*DATA SUPPLIED:*
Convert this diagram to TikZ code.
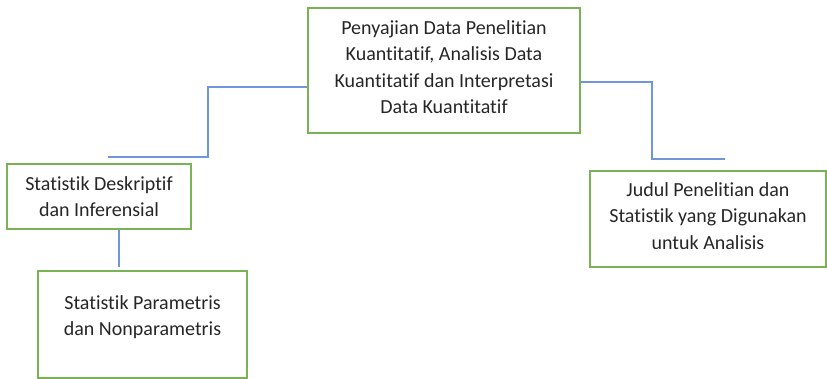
\documentclass[tikz,border=0pt]{standalone}
\usepackage{fontspec}
\setmainfont[Ligatures={NoCommon}]{Carlito}
\definecolor{boxgreen}{HTML}{7AB356}
\definecolor{linkblue}{HTML}{6F95DB}
\tikzset{
  x=1pt,y=1pt,
  box/.style={draw=boxgreen, line width=1.6pt, rectangle, inner sep=0pt},
  txt/.style={align=center, font=\fontsize{20}{26.5}\selectfont, text=black!85, inner sep=0pt},
  link/.style={draw=linkblue, line width=1.8pt}
}
\begin{document}
\begin{tikzpicture}
\useasboundingbox (0,0) rectangle (827,-379);
% top box
\node[box, minimum width=272pt, minimum height=125pt] (top) at (444,-70.5) {};
\node[txt] (toptxt) at (444,-67) {Penyajian Data Penelitian\\Kuantitatif, Analisis Data\\Kuantitatif dan Interpretasi\\Data Kuantitatif};
% left box 1
\node[box, minimum width=184pt, minimum height=65pt] (sd) at (99,-196.5) {};
\node[txt] (sdtxt) at (99,-196.5) {Statistik Deskriptif\\dan Inferensial};
% left box 2
\node[box, minimum width=209pt, minimum height=107pt] (sp) at (142.5,-324.5) {};
\node[txt] (sptxt) at (142.5,-317) {Statistik Parametris\\dan Nonparametris};
% right box
\node[box, minimum width=236pt, minimum height=96pt] (jp) at (708,-219) {};
\node[txt] (jptxt) at (708,-216) {Judul Penelitian dan\\Statistik yang Digunakan\\untuk Analisis};
% free ends
\coordinate (lend) at (108,-157);
\coordinate (rend) at (725,-159);
\coordinate (vend) at (119,-267);
% connectors
\draw[link] (top.west |- 0,-87) -| (208,-157) -- (lend);
\draw[link] (top.east |- 0,-82) -| (652,-159) -- (rend);
\draw[link] (sd.south -| vend) -- (vend);
\end{tikzpicture}
\end{document}
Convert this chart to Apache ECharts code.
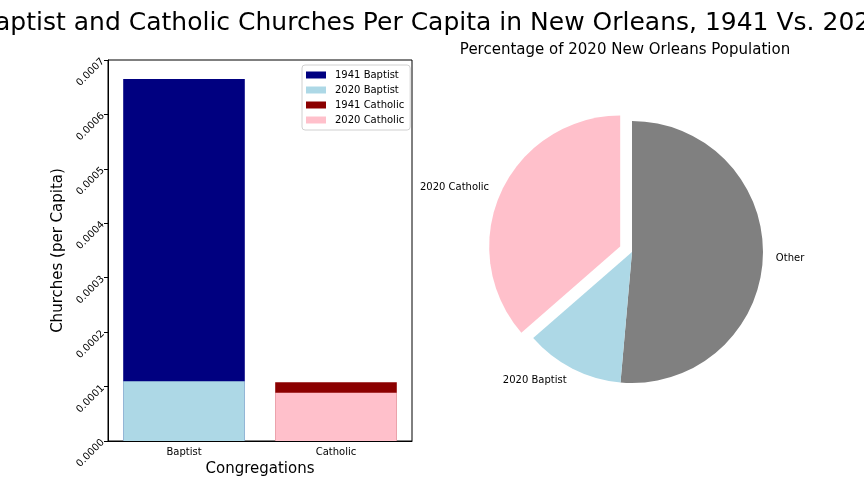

*OBJECTIVE:*
For the listing above, identify each line bearing "code".

*SOLUTION:*
Convert this diagram to TikZ code.
Convert this chart to Apache ECharts code.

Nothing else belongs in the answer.